Audit Your Listings Like an Inspector
A simple self-audit:
- View the live public listing
- Copy the permit number exactly as displayed
- Compare it to your Source of Truth
- Confirm placement in the correct field
- Repeat across all platforms
Advanced operators may also run regex or spreadsheet checks to flag format deviations at scale.

If You Receive a Takedown Notice
Respond methodically:
- Identify whether the issue is format, status, or mismatch
- Correct the issue immediately
- Gather proof (permit certificate, registry screenshot)
- Contact platform support with concise documentation
- Notify city compliance if required
- Pause bookings until resolved
- Document the fix to prevent recurrence
Speed and clarity matter.

Ongoing Practices for 2026 and Beyond
- Quarterly portfolio-wide permit audits
- Pre-peak-season compliance checks
- Early renewals with no status gaps
- Training staff on permit immutability
- Monitoring local regulatory updates
Permit hygiene is now a standing operational discipline, not a one-time task.

In the age of automated enforcement, precision is power.
Permit numbers are no longer a formality for guests—they are machine-read credentials that determine whether your listing stays live.
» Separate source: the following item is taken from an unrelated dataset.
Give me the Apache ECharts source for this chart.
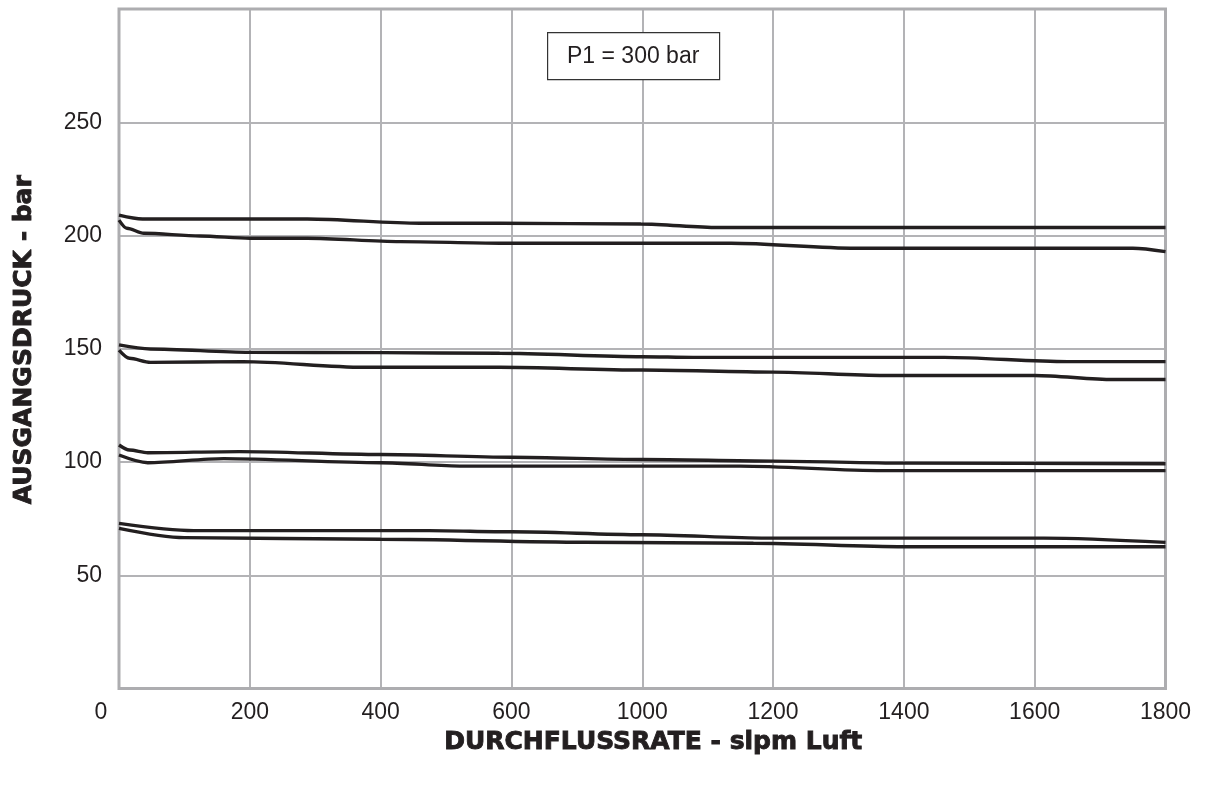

Scrapers don’t interpret context or intent. They compare strings.
By maintaining strict permit-number hygiene—correct, consistent, machine-readable, and aligned—you turn a major operational risk into a competitive advantage. Your listings pass quietly, your bookings stay uninterrupted, and your portfolio remains protected in an enforcement environment that only gets tighter.
Accuracy isn’t optional anymore. It’s the cost of staying live in 2026.